How to responsibly solve excessive privilege?

There are many things you can do to prevent excessive privilege, and it’s important to find the right balance for your team and your organization. Implementing the strictest policies sounds tempting as a way to err on the side of caution, but it may also add heavy workloads to the IT team – so assess your needs and your capabilities to choose the right plan. Let’s cover a few of the more manageable options here.

You can implement granular access controls that enforce least-privilege. In fact, Microsoft viewed excessive privileges in many of their customers and decided to publish a guide to help you with the task of implementing least-privilege administrative models.

To add to the above, when you do add privileges, make sure to set them up to be temporary for employees who make requests (limit to one week or one month). At worst, employees will reach out to ask for the same privileges again in the future. At best, you can spare your organization an unnecessary disaster.

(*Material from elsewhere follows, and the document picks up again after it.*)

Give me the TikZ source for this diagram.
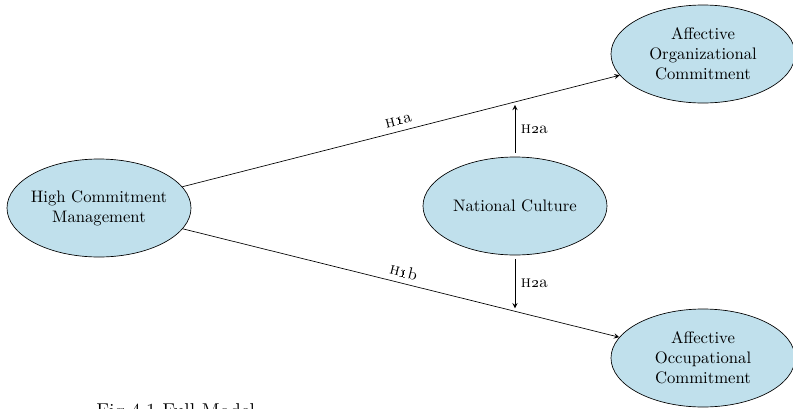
\documentclass[tikz,border=0pt]{standalone}
\usetikzlibrary{positioning,arrows.meta,shapes.geometric,calc}
\tikzset{>=stealth}
\definecolor{construct}{RGB}{192,224,236}
\newcommand*{\hyp}[2]{\textsc{h}\oldstylenums{#1}#2}

\begin{document}
\begin{tikzpicture}[x=0.6pt,y=-0.6pt,
  var/.style={ellipse,draw,fill=construct,align=center,
    minimum width=110.4pt,minimum height=58.8pt,inner xsep=-4pt,inner ysep=0pt}]
\useasboundingbox (0,0) rectangle (793,408);
% Constructs
\node[var] (hcm) at (99,208) {High Commitment\\Management};
\node[var] (aoc) at (703,54) {Affective\\Organizational\\Commitment};
\node[var] (occ) at (703,358) {Affective\\Occupational\\Commitment};
\node[var] (nc) at (515,206) {National Culture};

% Main effects
\draw[->] (hcm) -- node[above,sloped] {\hyp{1}{a}} (aoc);
\draw[->] (hcm) -- node[above,sloped] {\hyp{1}{b}} (occ);

% Moderation onto the two paths
\coordinate (m1) at ($(hcm)!0.6887!(aoc)$);
\coordinate (m2) at ($(hcm)!0.6887!(occ)$);
\draw[->,shorten <=2.4pt,shorten >=1.8pt] (nc.north) -- node[right] {\hyp{2}{a}} (nc.north |- m1);
\draw[->,shorten <=2.4pt,shorten >=1.8pt] (nc.south) -- node[right] {\hyp{2}{a}} (nc.south |- m2);

% Caption, cut off by the page edge
\node[anchor=base west,inner sep=0pt,font=\large] (cap) at (96,417) {Fig 4.1 Full Model};
\end{tikzpicture}
\end{document}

Because the process of eliminating excessive privilege in the organization can appear daunting, try to divide and conquer it. Start by addressing the accounts that have privilege that bears the greater risk. It’s as simple as the Pareto Principle (or the 80/20 rule). You can sometimes eliminate 80% of the risk by addressing 20% of the causes.

The list of possible methods goes on and on, all the way to the most radical approach of having no privileged AD accounts in the organization at all. This is maintained by allowing administrators to access secure administrative hosts, where they will be allowed to perform all admin tasks. The reason I call it a radical approach is, as you must know, it will increase security, but make the task of maintaining a smooth operation a lot harder. In today’s organization, the workloads on AD professionals keep growing. In addition, resources for managing organizations’ AD needs don’t necessary grow as quickly as they should. So adding this layer of obstacles may seem a bit unproductive.

And when you seek a backup plan…

There are other factors that can cause an AD disaster, beyond the issue of over-privilege. You’re probably thinking about AD upgrades, targeted malicious intent attacks, or even natural disasters. So it’s always safer to have a solid Active Directory disaster recovery automation solution in your “toolbox”. These automation/orchestration technologies do not differentiate between disaster causes: It will not matter what caused the organization to have an AD failure, it only matters that recovery can be swift and easy. A good example for a solution you can leverage is Semperis Active Directory Forest Recovery, which minimizes recovery times and significantly simplifies the process of emerging from AD disasters.

You also want to ALWAYS have a good Active Directory backup to fall back on. In case you don’t yet have an AD DR technology you can fall back on, you can still improve your Active Directory backups. This will provide a much-needed safety net for any disaster scenario. You can watch this 20-minute AD backup best practices tutorial to see whether you current backup strategy answers all your needs (turn up your speakers :).

Everything I mentioned here about the benefits of reducing privilege for users also applies to servers, workstations, and applications – for similar reasons. The important thing to remember is that while the process of addressing the issue of over-privilege is long, there are best practices in place to help you get started, and technologies to help secure your AD – before, during, and after you completed the process.